Elinor Rosewood is a habitual non-conformist. As British as tea and spanking, she flees her small-minded home town for the dubious joys of London. It’s only after she arrives that she discovers that the greatest isolation can come from being in the middle of a crowd of strangers. Refusing to be defeated by a mere ten million people, she resolves to track down some interesting weirdoes whilst they’re still around to be uncovered.

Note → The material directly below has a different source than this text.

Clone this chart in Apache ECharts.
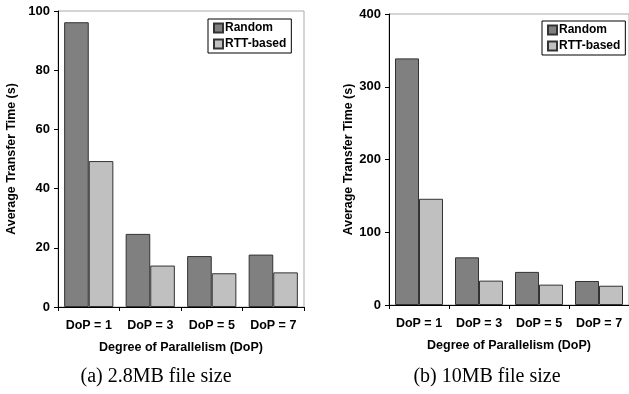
<!DOCTYPE html>
<html>
<head>
<meta charset="utf-8">
<script src="https://cdn.jsdelivr.net/npm/echarts@6/dist/echarts.min.js"></script>
<style>
  html, body { margin: 0; padding: 0; background: #fff; }
  #main { width: 629px; height: 394px; }
</style>
</head>
<body>
<div id="main"></div>
<script>
// data
var categories = ['DoP = 1', 'DoP = 3', 'DoP = 5', 'DoP = 7'];
var smallRandom = [96.2, 24.7, 17.2, 17.7];
var smallRtt = [49.3, 14.0, 11.4, 11.7];
var bigRandom = [339, 65.5, 45.5, 33];
var bigRtt = [146, 33.5, 28, 26.5];

var myChart = echarts.init(document.getElementById('main'));
var font = 'Liberation Sans, Arial, sans-serif';

function xAx(i) {
    return {
        type: 'category',
        gridIndex: i,
        data: categories,
        axisLine: { lineStyle: { color: '#000', width: 1 } },
        axisTick: { show: true, length: 4, lineStyle: { color: '#000' } },
        axisLabel: { interval: 0, color: '#000', fontFamily: font, fontWeight: 'bold', fontSize: 12.5, margin: 12 },
        name: 'Degree of Parallelism (DoP)',
        nameLocation: 'middle',
        nameGap: 34,
        nameTextStyle: { color: '#000', fontFamily: font, fontWeight: 'bold', fontSize: 12.5 }
    };
}

function yAx(i, max, step, gap) {
    return {
        type: 'value',
        gridIndex: i,
        min: 0,
        max: max,
        interval: step,
        axisLine: { show: true, lineStyle: { color: '#000', width: 1 } },
        axisTick: { show: true, length: 4, lineStyle: { color: '#000' } },
        splitLine: { show: false },
        axisLabel: { color: '#000', fontFamily: font, fontWeight: 'bold', fontSize: 13, margin: 8 },
        name: 'Average Transfer Time (s)',
        nameLocation: 'middle',
        nameRotate: 90,
        nameGap: gap,
        nameTextStyle: { color: '#000', fontFamily: font, fontWeight: 'bold', fontSize: 12.4 }
    };
}

function legend(i, left, top) {
    return {
        data: ['Random', 'RTT-based'],
        orient: 'vertical',
        left: left,
        top: top,
        itemWidth: 9,
        itemHeight: 9,
        itemGap: 4,
        padding: [3, 5, 3, 5],
        borderColor: '#000',
        borderWidth: 1,
        backgroundColor: '#fff',
        icon: 'rect',
        textStyle: { color: '#000', fontFamily: font, fontWeight: 'bold', fontSize: 12, padding: [0, 0, 0, -3] }
    };
}

function bar(name, i, data, color) {
    return {
        name: name,
        type: 'bar',
        xAxisIndex: i,
        yAxisIndex: i,
        data: data,
        barGap: '0%',
        barCategoryGap: '20%',
        itemStyle: { color: color, borderColor: '#333', borderWidth: 1 },
        emphasis: { disabled: true }
    };
}

option = {
    animation: false,
    grid: [
        { left: 58, top: 11, width: 246, bottom: 87, show: true, borderColor: '#aaa', borderWidth: 1 },
        { left: 389, top: 14, right: -6, bottom: 89, show: true, borderColor: '#aaa', borderWidth: 1 }
    ],
    xAxis: [xAx(0), xAx(1)],
    yAxis: [yAx(0, 100, 20, 40), yAx(1, 400, 100, 34)],
    legend: [legend(0, 208, 19), legend(1, 542, 21)],
    series: [
        bar('Random', 0, smallRandom, '#808080'),
        bar('RTT-based', 0, smallRtt, '#c0c0c0'),
        bar('Random', 1, bigRandom, '#808080'),
        bar('RTT-based', 1, bigRtt, '#c0c0c0')
    ],
    graphic: [
        { type: 'text', x: 156, y: 377, style: { text: '(a) 2.8MB file size', align: 'center', verticalAlign: 'middle',
            font: '20px "Liberation Serif", "Times New Roman", serif', fill: '#000' } },
        { type: 'text', x: 487, y: 377, style: { text: '(b) 10MB file size', align: 'center', verticalAlign: 'middle',
            font: '20px "Liberation Serif", "Times New Roman", serif', fill: '#000' } }
    ]
};

myChart.setOption(option);
</script>
</body>
</html>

Her first discovery is a lettuce-eating vampire named Stefan. He’s far too pretty (and silly) for his own good, but he’s a stellar introduction to the Jesus’ Blood Church, and to the sprawling morass of subcultures lurking in London’s cheaper pubs. Elinor plunges into the chaos, little suspecting that her quest to avoid boredom — and maybe save the world a little — will bring her into contact with crazed cultists, devout flat-Earthers, were-mosquitoes, psychopaths, Otherkin, elves, vile plots, and more corpses than you’d normally expect to encounter on a pleasant evening out.

The novel is set in a time when the US has been rebranded the CUS (Christian United States) by the God'n'Guns party, when all alternative subcultures have been banished, when people give up their iPhone for an iTem, and when it's surprisingly easy to get fitted for a pair of fangs down a back street in King's Cross.

This was a fun read, and perhaps the first time I've read a book that alternates between first and third person with such ease. All Lies and Jest was originally published in 2011, and re-released by Ghostwoods last year with a gorgeous new cover by Gábor Csigás.

If you're easily offended by digs at religion and mental health, this isn't the book for you. If you revel in that sort of thing, you'll enjoy it. It reminds me a bit of Jane Lovering's Vampire State of Mind, another good urban fantasy read. 

There's a really major plot twist to this one, and it took me a moment to get my head around it. As another reviewer put it: hilarious and then horrible. But horrible in a good way. Definitely entertaining.

More recently, Kate has been the editor of Purple Prose: Bisexuality in Britain published by Thorntree Press.